» EXERCISE
Reproduce exactly the lines below, from the first one through the line containing "S3 /Well ID", and omit any pictures.

_ _ _ _ _ _ _

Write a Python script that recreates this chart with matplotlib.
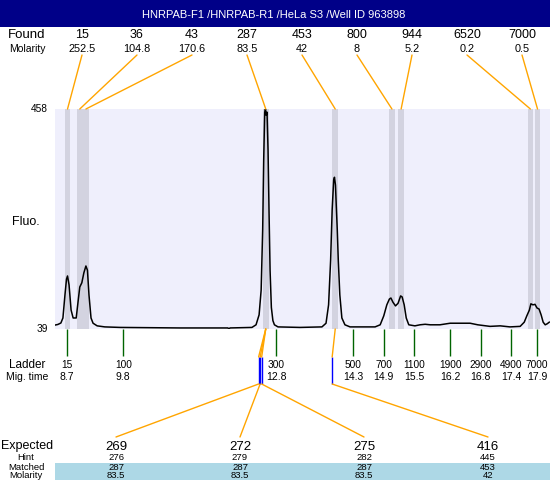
import matplotlib.pyplot as plt
from matplotlib import transforms
from matplotlib.patches import Rectangle, ConnectionPatch

plt.rcParams['font.family'] = ['Liberation Sans', 'DejaVu Sans']

title = "HNRPAB-F1 /HNRPAB-R1 /HeLa S3 /Well ID 963898"

# electropherogram trace
mig_time = [8.47, 8.52, 8.58, 8.62, 8.66, 8.69, 8.71, 8.74, 8.78, 8.82,
            8.88, 8.92, 8.95, 8.99, 9.03, 9.07, 9.10, 9.13, 9.17, 9.21,
            9.29, 9.44, 9.74, 10.91, 11.85, 11.87, 11.89, 12.32, 12.40, 12.46,
            12.50, 12.53, 12.55, 12.57, 12.585, 12.60, 12.615, 12.635, 12.655, 12.675,
            12.70, 12.73, 12.76, 12.83, 13.26, 13.69, 13.77, 13.82, 13.86, 13.89,
            13.92, 13.935, 13.955, 13.97, 13.99, 14.01, 14.04, 14.08, 14.14, 14.24,
            14.73, 14.83, 14.90, 14.96, 15.01, 15.04, 15.08, 15.13, 15.18, 15.23,
            15.26, 15.30, 15.34, 15.39, 15.51, 15.61, 15.71, 15.81, 16.00, 16.20,
            16.39, 16.59, 16.74, 16.98, 17.18, 17.37, 17.57, 17.65, 17.70, 17.75,
            17.78, 17.82, 17.86, 17.90, 17.94, 17.98, 18.02, 18.06, 18.10, 18.14]
fluo = [46.6, 47.6, 50.4, 60, 104, 134, 140, 123, 75, 60,
        60, 94, 119, 127, 146, 159, 151, 104, 60, 50,
        45, 43, 42, 41, 41, 39, 41, 42, 47, 66,
        113, 228, 361, 452, 458, 446, 452, 380, 260, 150,
        80, 55, 47, 43, 42, 43, 50, 85, 170, 266,
        323, 328, 313, 275, 228, 170, 104, 60, 47, 43,
        43, 47, 64, 85, 96, 98, 90, 83, 88, 102,
        100, 85, 60, 47, 45, 47, 48, 47, 47, 50,
        50, 50, 47, 44, 45, 43, 44, 52, 64, 75,
        87, 85, 86, 79, 77, 66, 52, 47, 49, 52]

found_size = [15, 36, 43, 287, 453, 800, 944, 6520, 7000]
found_molarity = ["252.5", "104.8", "170.6", "83.5", "42", "8", "5.2", "0.2", "0.5"]
found_time = [8.71, 8.95, 9.07, 12.59, 13.95, 15.06, 15.24, 17.77, 17.91]

ladder_size = [15, 100, 300, 500, 700, 1100, 1900, 2900, 4900, 7000]
ladder_time = [8.7, 9.8, 12.8, 14.3, 14.9, 15.5, 16.2, 16.8, 17.4, 17.9]

expected = [269, 272, 275, 416]
expected_time = [12.45, 12.48, 12.51, 13.89]
hint = [276, 279, 282, 445]
matched = [287, 287, 287, 453]
matched_molarity = ["83.5", "83.5", "83.5", "42"]

W, H = 550, 480


def fx(px):
    return px / W


def fy(py):
    return 1 - py / H


fig = plt.figure(figsize=(5.5, 4.8), dpi=100)

# header bar
fig.add_artist(Rectangle((0, fy(27)), 1, 27 / H, transform=fig.transFigure,
                         color='#000088', lw=0))
fig.text(fx(274), fy(18), title, color='white', ha='center', va='baseline',
         fontsize=8)

# main trace area
ax = fig.add_axes([fx(55), fy(329), 1 - fx(55), (329 - 109) / H])
ax.set_facecolor('#efeffc')
for s in ax.spines.values():
    s.set_visible(False)
ax.set_xticks([])
ax.set_yticks([])
ax.set_xlim(8.465, 18.154)
ax.set_ylim(39, 458)

for t in found_time:
    ax.axvspan(t - 0.056, t + 0.056, color='#d3d3e0', lw=0)
ax.plot(mig_time, fluo, color='black', lw=1.1)

ytr = ax.get_yaxis_transform()
ax.text(-0.014, 458, "458", transform=ytr, ha='right', va='center', fontsize=7.3)
ax.text(-0.014, 39, "39", transform=ytr, ha='right', va='center', fontsize=7.3)
fig.text(fx(26), fy(225), "Fluo.", ha='center', va='baseline', fontsize=9)

# found peaks row
fig.text(fx(27), fy(38), "Found", ha='center', va='baseline', fontsize=9.5)
fig.text(fx(27), fy(51.5), "Molarity", ha='center', va='baseline', fontsize=7.5)
for i, (size, mol, t) in enumerate(zip(found_size, found_molarity, found_time)):
    x = 82 + 55 * i
    fig.text(fx(x), fy(38), str(size), ha='center', va='baseline', fontsize=9)
    fig.text(fx(x), fy(51.5), mol, ha='center', va='baseline', fontsize=7.8)
    fig.add_artist(ConnectionPatch(xyA=(fx(x), fy(55)), coordsA=fig.transFigure,
                                   xyB=(t, 458), coordsB=ax.transData,
                                   color='orange', lw=1))

# ladder row
blend = transforms.blended_transform_factory(ax.transData, fig.transFigure)
ax.vlines(ladder_time, fy(356), fy(329), transform=blend, colors='#006400',
          lw=1, clip_on=False)
fig.text(fx(27), fy(367.5), "Ladder", ha='center', va='baseline', fontsize=8.5)
fig.text(fx(27), fy(380.5), "Mig. time", ha='center', va='baseline', fontsize=7.5)
for size, t in zip(ladder_size, ladder_time):
    ax.text(t, fy(367.5), str(size), transform=blend, ha='center',
            va='baseline', fontsize=7.3, clip_on=False)
    ax.text(t, fy(380.5), str(t), transform=blend, ha='center',
            va='baseline', fontsize=7.5, clip_on=False)

# expected fragments
ax.vlines(expected_time, fy(384), fy(357), transform=blend, colors='blue',
          lw=1, clip_on=False)
matched_time = [found_time[found_size.index(m)] for m in matched]
for et, mt in zip(expected_time, matched_time):
    fig.add_artist(ConnectionPatch(xyA=(et, fy(357)), coordsA=blend,
                                   xyB=(mt, 39), coordsB=ax.transData,
                                   color='orange', lw=1))

fig.add_artist(Rectangle((fx(55), 0), 1 - fx(55), fy(463), transform=fig.transFigure,
                         color='#add8e6', lw=0))
fig.text(fx(1), fy(449.5), "Expected", ha='left', va='baseline', fontsize=9)
fig.text(fx(26), fy(459.5), "Hint", ha='center', va='baseline', fontsize=6.8)
fig.text(fx(26), fy(469.5), "Matched", ha='center', va='baseline', fontsize=6.8)
fig.text(fx(26), fy(478.5), "Molarity", ha='center', va='baseline', fontsize=6.8)
for i, (e, et) in enumerate(zip(expected, expected_time)):
    x = 116 + 124 * i
    fig.text(fx(x), fy(449.5), str(e), ha='center', va='baseline', fontsize=9.5)
    fig.text(fx(x), fy(459.5), str(hint[i]), ha='center', va='baseline', fontsize=6.8)
    fig.text(fx(x), fy(469.5), str(matched[i]), ha='center', va='baseline', fontsize=6.8)
    fig.text(fx(x), fy(478.5), matched_molarity[i], ha='center', va='baseline', fontsize=6.8)
    fig.add_artist(ConnectionPatch(xyA=(fx(x), fy(437)), coordsA=fig.transFigure,
                                   xyB=(et, fy(384)), coordsB=blend,
                                   color='orange', lw=1))

fig.savefig("out.png", dpi=100)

_ _ _ _ _ _ _

» EXERCISE ANSWER
Write a Python script that recreates this chart with matplotlib.
import matplotlib.pyplot as plt
from matplotlib import transforms
from matplotlib.patches import Rectangle, ConnectionPatch

plt.rcParams['font.family'] = ['Liberation Sans', 'DejaVu Sans']

title = "HNRPAB-F1 /HNRPAB-R1 /HeLa S3 /Well ID 963898"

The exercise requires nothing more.